In the frontend are you using arrays or lists?

Hi @mudrz, I don’t believe in OCaml there is a prevailing data structure. What I see people doing and recommending is to use the right data structure for the job. The OCaml docs have a great section about the different options and how they perform depending on the actions they are used for: Comparison of Standard Data Structures · OCaml Tutorials.

In the frontend —like in the backend— we use the data structure that better fits the problem at hand. For small collections of just a few items I don’t think the different between arrays or lists will be noticeable for the majority of applications. For large collections, assuming you have to optimize for insertions, then lists are probably more performant than arrays: Benchmark: Array vs Linked List - MeasureThat.net. If you need random access, probably arrays are better. In general, I’d be suspicious of anyone claiming there is “one data structure to rule them all”.

About syntax :curly_loop: , I can only say that flipping syntax in Melange would break compatibility with OCaml. So I assume [] will remain the syntax for lists in Melange because staying close to OCaml is one of the project design goals.

6 Likes

I should expand what I mean - List seems to be a much more common data structure in native OCaml than Arrays - I consider it the prevailing data structure between the 2, because even JSON libraries represent collections with lists as opposed to arrays

While in JS since arrays are implemented natively by the javascript engine, they take less space (for example the compiled code) and operations, on average, are faster.

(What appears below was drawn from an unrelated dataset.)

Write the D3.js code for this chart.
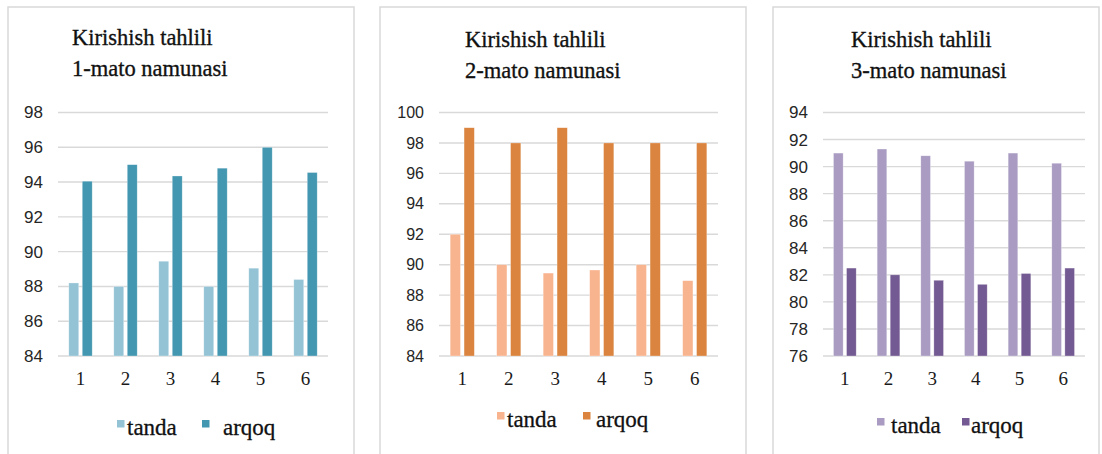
<!DOCTYPE html>
<html>
<head>
<meta charset="utf-8">
<script src="https://cdn.jsdelivr.net/npm/d3@7"></script>
<style>
  body { margin: 0; background: #fff; }
  svg { display: block; }
</style>
</head>
<body>
<div id="chart"></div>
<script>
// categories and series
const categories = ["1", "2", "3", "4", "5", "6"];
const seriesNames = ["tanda", "arqoq"];

// 1-mato namunasi
const tanda1 = [88.2, 88.0, 89.45, 88.0, 89.05, 88.4];
const arqoq1 = [94.05, 95.0, 94.35, 94.8, 96.0, 94.55];
const ticks1 = [84, 86, 88, 90, 92, 94, 96, 98];

// 2-mato namunasi
const tanda2 = [92.0, 90.0, 89.45, 89.65, 90.0, 88.95];
const arqoq2 = [99.0, 98.0, 99.0, 98.0, 98.0, 98.0];
const ticks2 = [84, 86, 88, 90, 92, 94, 96, 98, 100];

// 3-mato namunasi
const tanda3 = [91.0, 91.3, 90.8, 90.4, 91.0, 90.25];
const arqoq3 = [82.5, 82.0, 81.6, 81.3, 82.1, 82.5];
const ticks3 = [76, 78, 80, 82, 84, 86, 88, 90, 92, 94];

const titleLine1 = "Kirishish tahlili";
const titles2 = ["1-mato namunasi", "2-mato namunasi", "3-mato namunasi"];

const width = 1102, height = 454;
const serif = "'Liberation Serif', 'Times New Roman', serif";

const svg = d3.select("#chart").append("svg")
    .attr("width", width)
    .attr("height", height);

// layout for each panel (frame, plot area, title, legend)
const panels = [
    {
        series: [tanda1, arqoq1], ticks: ticks1, subtitle: titles2[0],
        colors: ["#93c3d5", "#4397b0"],
        frame: [8, 354], plot: [58, 328], titleX: 72, titleY: 45,
        tickFont: 17, legendY: 435, legendSq: [117, 202], legendTx: [127, 223]
    },
    {
        series: [tanda2, arqoq2], ticks: ticks2, subtitle: titles2[1],
        colors: ["#f8b48e", "#da843f"],
        frame: [380, 746], plot: [439, 718], titleX: 465, titleY: 47,
        tickFont: 16, legendY: 427, legendSq: [497, 583], legendTx: [507, 596]
    },
    {
        series: [tanda3, arqoq3], ticks: ticks3, subtitle: titles2[2],
        colors: ["#a99bc1", "#735a92"],
        frame: [773, 1099], plot: [823, 1085], titleX: 851, titleY: 47,
        tickFont: 17, legendY: 433, legendSq: [877, 962], legendTx: [891, 971]
    }
];

const plotTop = 112.5, plotBottom = 356;

panels.forEach(p => {
    const g = svg.append("g");

    // frame
    g.append("rect")
        .attr("x", p.frame[0])
        .attr("y", 7)
        .attr("width", p.frame[1] - p.frame[0])
        .attr("height", height + 20)
        .attr("fill", "none")
        .attr("stroke", "#d9d9d9")
        .attr("stroke-width", 1.5);

    // title, two lines
    const title = g.append("text")
        .attr("x", p.titleX)
        .attr("y", p.titleY)
        .attr("font-family", serif)
        .attr("font-size", 22.5)
        .attr("fill", "#111")
        .attr("stroke", "#111")
        .attr("stroke-width", 0.35);
    title.append("tspan").attr("x", p.titleX).text(titleLine1);
    title.append("tspan").attr("x", p.titleX).attr("dy", 31).text(p.subtitle);

    const y = d3.scaleLinear()
        .domain([p.ticks[0], p.ticks[p.ticks.length - 1]])
        .range([plotBottom, plotTop]);

    const x0 = d3.scaleBand()
        .domain(categories)
        .range(p.plot)
        .paddingInner(0.48)
        .paddingOuter(0.24);

    const x1 = d3.scaleBand()
        .domain(seriesNames)
        .range([0, x0.bandwidth()])
        .paddingInner(0.26);

    // gridlines
    g.append("g")
        .selectAll("line")
        .data(p.ticks)
        .join("line")
        .attr("x1", p.plot[0])
        .attr("x2", p.plot[1])
        .attr("y1", d => y(d))
        .attr("y2", d => y(d))
        .attr("stroke", "#d9d9d9")
        .attr("stroke-width", 1.4);

    // y axis labels
    const yAxis = g.append("g")
        .attr("transform", `translate(${p.plot[0] - 15},0)`)
        .call(d3.axisLeft(y).tickValues(p.ticks).tickSize(0).tickPadding(0));
    yAxis.select(".domain").remove();
    yAxis.selectAll("text")
        .attr("font-family", "'Liberation Sans', Arial, sans-serif")
        .attr("font-size", p.tickFont)
        .attr("fill", "#262626");

    // x axis labels
    const xAxis = g.append("g")
        .attr("transform", `translate(0,${plotBottom + 15})`)
        .call(d3.axisBottom(x0).tickSize(0).tickPadding(0));
    xAxis.select(".domain").remove();
    xAxis.selectAll("text")
        .attr("font-family", serif)
        .attr("font-size", 19)
        .attr("fill", "#1a1a1a");

    // bars
    const rows = categories.map((c, i) => ({
        cat: c,
        values: seriesNames.map((s, k) => ({ key: s, value: p.series[k][i], color: p.colors[k] }))
    }));

    g.append("g")
        .selectAll("g")
        .data(rows)
        .join("g")
        .attr("transform", d => `translate(${x0(d.cat)},0)`)
        .selectAll("rect")
        .data(d => d.values)
        .join("rect")
        .attr("x", d => x1(d.key))
        .attr("width", x1.bandwidth())
        .attr("y", d => y(d.value))
        .attr("height", d => plotBottom - y(d.value))
        .attr("fill", d => d.color)
        .attr("stroke", "#ffffff")
        .attr("stroke-opacity", 0.5)
        .attr("stroke-width", 0.6);

    // legend
    seriesNames.forEach((s, k) => {
        g.append("rect")
            .attr("x", p.legendSq[k])
            .attr("y", p.legendY - 15)
            .attr("width", 7.5)
            .attr("height", 7.5)
            .attr("fill", p.colors[k]);
        g.append("text")
            .attr("x", p.legendTx[k])
            .attr("y", p.legendY)
            .attr("font-family", serif)
            .attr("font-size", 23)
            .attr("fill", "#111")
            .attr("stroke", "#111")
            .attr("stroke-width", 0.3)
            .text(s);
    });
});
</script>
</body>
</html>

What I mean with ‘whether you use arrays or lists in javascript’ is not to deter picking the right data structure for the job, but rather that most reason/bucklescript frontend code bases I’ve seen pick either array or list for client-server communication and rendering of lists in React - it is simply more practical than converting between the 2 depending on what gives marginal benefits in a particular scenario.